Между тем вселенский собор, предусмотренный мирным договором, собрался в городе Триденте. Однако, как и можно было ожидать, он не воссоединил враждующих религий, не сделал ни одного шага к этому воссоединению: в числе его участников не было ни одного протестанта. Теперь протестанты были торжественно прокляты церковью, за представителя которой выдавал себя собор. Мог ли светский и к тому же вынужденный силою оружия договор, опиравшийся на условие, судя по всему отменённое решениями собора, обеспечить протестантам достаточную безопасность перед лицом церковного проклятия?
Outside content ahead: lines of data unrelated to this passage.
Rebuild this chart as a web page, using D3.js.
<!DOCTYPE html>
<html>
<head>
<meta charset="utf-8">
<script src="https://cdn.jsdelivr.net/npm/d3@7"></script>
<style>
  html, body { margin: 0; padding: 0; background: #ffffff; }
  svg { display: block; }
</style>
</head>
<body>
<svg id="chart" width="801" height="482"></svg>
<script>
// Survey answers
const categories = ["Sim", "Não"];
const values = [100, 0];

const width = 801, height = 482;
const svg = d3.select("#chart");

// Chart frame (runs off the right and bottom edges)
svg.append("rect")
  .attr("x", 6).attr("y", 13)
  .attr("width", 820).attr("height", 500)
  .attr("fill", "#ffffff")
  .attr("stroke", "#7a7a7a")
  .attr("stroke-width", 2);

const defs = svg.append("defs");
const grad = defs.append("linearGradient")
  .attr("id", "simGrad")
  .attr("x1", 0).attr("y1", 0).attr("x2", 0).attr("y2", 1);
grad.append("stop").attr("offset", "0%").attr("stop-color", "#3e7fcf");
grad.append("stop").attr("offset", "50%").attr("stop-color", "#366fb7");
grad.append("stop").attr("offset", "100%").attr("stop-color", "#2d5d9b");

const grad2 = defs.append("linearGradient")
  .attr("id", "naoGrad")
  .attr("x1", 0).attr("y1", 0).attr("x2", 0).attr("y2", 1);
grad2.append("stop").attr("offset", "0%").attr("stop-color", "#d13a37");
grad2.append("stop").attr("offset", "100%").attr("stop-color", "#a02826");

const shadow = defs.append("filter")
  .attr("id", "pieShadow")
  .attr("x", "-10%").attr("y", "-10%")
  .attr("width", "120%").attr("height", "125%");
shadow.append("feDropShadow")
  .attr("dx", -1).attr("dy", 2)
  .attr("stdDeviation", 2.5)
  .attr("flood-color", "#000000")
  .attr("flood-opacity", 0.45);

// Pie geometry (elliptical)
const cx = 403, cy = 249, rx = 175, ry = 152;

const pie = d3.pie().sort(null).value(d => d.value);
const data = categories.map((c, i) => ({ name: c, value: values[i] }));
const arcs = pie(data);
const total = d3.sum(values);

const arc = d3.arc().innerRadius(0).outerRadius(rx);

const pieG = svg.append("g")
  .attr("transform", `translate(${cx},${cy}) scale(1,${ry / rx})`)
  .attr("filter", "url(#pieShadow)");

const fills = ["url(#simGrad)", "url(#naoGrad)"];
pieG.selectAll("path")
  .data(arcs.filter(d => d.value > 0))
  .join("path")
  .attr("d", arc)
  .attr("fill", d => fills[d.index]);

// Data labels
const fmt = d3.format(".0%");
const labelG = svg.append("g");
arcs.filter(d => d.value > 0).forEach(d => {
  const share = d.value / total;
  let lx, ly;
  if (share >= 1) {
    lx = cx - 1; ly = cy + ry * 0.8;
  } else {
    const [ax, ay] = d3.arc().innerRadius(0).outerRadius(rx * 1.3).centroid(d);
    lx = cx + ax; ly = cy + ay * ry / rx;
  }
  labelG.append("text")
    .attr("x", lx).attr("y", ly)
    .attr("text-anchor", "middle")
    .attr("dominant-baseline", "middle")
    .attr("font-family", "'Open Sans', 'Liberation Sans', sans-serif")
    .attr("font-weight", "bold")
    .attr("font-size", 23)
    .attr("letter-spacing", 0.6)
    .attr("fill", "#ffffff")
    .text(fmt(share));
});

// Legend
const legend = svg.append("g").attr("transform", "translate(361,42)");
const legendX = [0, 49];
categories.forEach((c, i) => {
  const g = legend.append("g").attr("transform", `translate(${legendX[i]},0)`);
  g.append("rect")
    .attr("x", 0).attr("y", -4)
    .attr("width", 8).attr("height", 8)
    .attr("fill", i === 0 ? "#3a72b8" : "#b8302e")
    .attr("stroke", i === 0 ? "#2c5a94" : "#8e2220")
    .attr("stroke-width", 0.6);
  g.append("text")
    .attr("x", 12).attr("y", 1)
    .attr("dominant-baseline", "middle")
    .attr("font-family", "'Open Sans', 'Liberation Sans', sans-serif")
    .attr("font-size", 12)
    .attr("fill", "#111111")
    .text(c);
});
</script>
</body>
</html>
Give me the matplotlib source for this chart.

Таким образом, была создана и видимость права, на которую могли опираться католики, если бы только они почувствовали себя достаточно сильными, чтобы нарушить религиозный мир, — отныне протестантов не охраняло ничто, кроме уважения к их мощи.
К этому присоединялись многие обстоятельства, усиливавшие недоверие. Испания, на которую опиралась католическая Германия, вела с нидерландцами яростную войну, привлёкшую ядро испанской армии к границам Германии. Как легко могло оказаться это войско в пределах империи, если бы для решительного удара потребовалось его присутствие здесь! Германия была тогда запасной военной базой почти всех европейских держав. Религиозная война собрала здесь массу солдат, которых Аугсбургский мир оставил без хлеба. Каждый из многочисленных независимых государей мог легко навербовать войско, а затем из корысти или из личной склонности уступить его другой державе. При помощи немецких войск вёл Филипп II войну с Нидерландами, которые в свою очередь пользовались для своей защиты немецкими войсками. Каждый рекрутский набор в Германии всегда угрожал какой-нибудь из религиозных партий: он мог иметь целью её подавление. Странствующий посол, чрезвычайный папский легат, съезд государей — всякое необычное явление, очевидно, готовило гибель той или другой стороне. В таком положении пребывала Германия в течение целой половины столетия — не отрывая руки от меча, вздрагивая при любом шорохе.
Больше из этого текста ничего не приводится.